Previous Condo Owner May Have Failed to Disclose Upcoming Special Assessment

C.P. from Middlesex County writes:

Dear Mister Condo,

My daughter bought a condo where her association fees are $450.00 per month. Due to future major roof improvement job her payment will increase by $300.00. We feel the seller had to know about this upcoming project and didn’t reveal this very crucial information. The other choice to pay would be a one-time payment for $22,000.00 per unit. There are 40 units. Something doesn’t seem legal here. Your thoughts.

Mister Condo replies:

C.P., I am sorry for your daughter’s predicament. It is quite possible that the previous owner was aware that there was a possibility of a Special Assessment but unless the Special Assessment had already been passed and levied against the unit owners of record, it is unlikely that they did anything illegal. In fact, the knowledge that this Special Assessment was looming may have been a very important factor in his/her decision to sell. You can and should speak to an attorney to make sure the seller had already been informed of the assessment and failed to provide that information. If they signed a disclosure statement where they lied about the Special Assessment, you may very well have a case.

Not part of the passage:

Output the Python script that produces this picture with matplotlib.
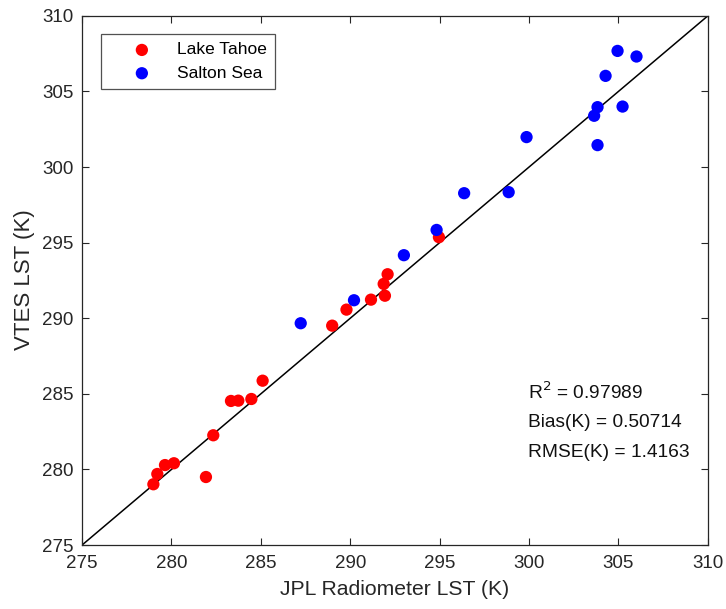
import numpy as np
import matplotlib
matplotlib.use("Agg")
import matplotlib.pyplot as plt

plt.rcParams['font.family'] = ['Liberation Sans', 'DejaVu Sans']

# Lake Tahoe: JPL radiometer LST vs VTES LST (K)
tahoe_x = [278.99, 279.21, 279.64, 280.14, 281.93, 282.34, 283.33, 283.74, 284.47, 285.10,
           288.99, 289.79, 291.16, 291.94, 291.87, 292.09, 294.96]
tahoe_y = [279.02, 279.70, 280.29, 280.41, 279.50, 282.26, 284.53, 284.55, 284.66, 285.87,
           289.51, 290.57, 291.23, 291.49, 292.27, 292.91, 295.36]

# Salton Sea
salton_x = [287.23, 290.21, 293.00, 294.83, 296.37, 298.86, 299.86, 303.83, 303.64,
            303.83, 305.23, 304.28, 304.95, 306.01]
salton_y = [289.67, 291.19, 294.17, 295.84, 298.27, 298.34, 301.98, 301.45, 303.39,
            303.96, 304.00, 306.03, 307.68, 307.31]

stats = ['R$^2$ = 0.97989', 'Bias(K) = 0.50714', 'RMSE(K) = 1.4163']
ticks = [275, 280, 285, 290, 295, 300, 305, 310]

fig = plt.figure(figsize=(7.26, 6.09), dpi=100)
ax = fig.add_axes([0.113, 0.105, 0.862, 0.869])

ax.plot([275, 310], [275, 310], color='black', linewidth=1.1, zorder=1)
ax.scatter(tahoe_x, tahoe_y, s=78, color='#ff0000', edgecolors='none', label='Lake Tahoe', zorder=2)
ax.scatter(salton_x, salton_y, s=78, color='#0000ff', edgecolors='none', label='Salton Sea', zorder=2)

ax.set_xlim(275, 310)
ax.set_ylim(275, 310)
ax.set_xticks(ticks)
ax.set_yticks(ticks)

gray = '#262626'
ax.tick_params(direction='in', top=True, right=True, length=4.8, width=0.8,
               labelsize=13.5, colors=gray)
ax.tick_params(axis='x', pad=7)
ax.tick_params(axis='y', pad=6)
for sp in ax.spines.values():
    sp.set_color(gray)
    sp.set_linewidth(0.9)

ax.set_xlabel('JPL Radiometer LST (K)', fontsize=15.2, color=gray)
ax.set_ylabel('VTES LST (K)', fontsize=16, color=gray)
ax.xaxis.set_label_coords(0.499, -0.066)
ax.yaxis.set_label_coords(-0.075, 0.501)

leg = ax.legend(loc='upper left', bbox_to_anchor=(0.0304, 0.966), borderaxespad=0,
                fontsize=12.5, frameon=True, fancybox=False, edgecolor=gray,
                handletextpad=0.14, borderpad=0.49, labelspacing=0.47,
                handlelength=3.72, markerscale=1.0)
leg.get_frame().set_linewidth(0.9)

for i, s in enumerate(stats):
    ax.text(0.712, 0.288 - i * 0.057, s, transform=ax.transAxes, fontsize=13.8,
            color='#111111', ha='left', va='center')

plt.savefig('out.png', dpi=100)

All the best!

Condo Maintenance Fees on Condemned Building

J.B. from Hartford County writes:

Dear Mister Condo,

Can an association charge maintenance fees for a condemned building that has legally been condemned by the city of Hartford because of a fire that caused structural damage?

Mister Condo replies:

J.B., condemnation does not prevent common fees from being charged and collected. Condemnation simply means the building has been deemed unsafe and uninhabitable. The building and the association are still incurring other expenses that are part of the maintenance fees and all unit owners are still beholden to their covenants to pay those fees. I know it seems to fly in the face of reason that maintenance fees are collected on a condemned property but unless the association is dissolved (unlikely), the common fees continue to accrue and the association is entitled to collect. I hope they get the building repaired or rebuilt in timely fashion for you and other unit owners. Good luck!

Proper Condo Owner Notification for Passing Special Assessment

K.G. from Fairfield County writes:

Dear Mister Condo,

in Connecticut, if an association Annual Meeting is held and a Special Assessment is being brought before unit owners to be voted on, does the specific amount need to be disclosed in the notice to unit owners? Our agenda said “discussion of” the project … should it have said “vote on special assessment” for the project? Question 2 – What if the board agreed to a dollar amount to bring before the association for vote and at the association meeting it was increased and voted in favor by the unit owners.

Mister Condo replies:

K.G., as long as the Meeting was properly noticed and the Special Assessment discussion was on the agenda, it is unlikely that the Board did anything wrong with regards to notice. Ditto to the actual amount of the Assessment after the Meeting was held. That being said, your association’s governance documents may provide for a special procedure for levying Special Assessments and that protocol would have needed to be followed. There may also be a limit on the percentage or size of the Special Assessments. At the end of the day, if the association is short of money needed for repairs and maintenance, the details of how the Special Assessment is issued is secondary to the problem that enough money was not collected by the association to pay for the repairs that are now needed. Special Assessments are patently unfair but necessary when needed. The sweetness of low common fees is soured when the money is needed for the repairs. I hope your association gets through this turmoil and gets itself back on track financially in the near future. It is quite possible that common fees need to be raised substantially to make that happen. That won’t be very popular amongst owners but it will avoid these Special Assessments in the future. All the best!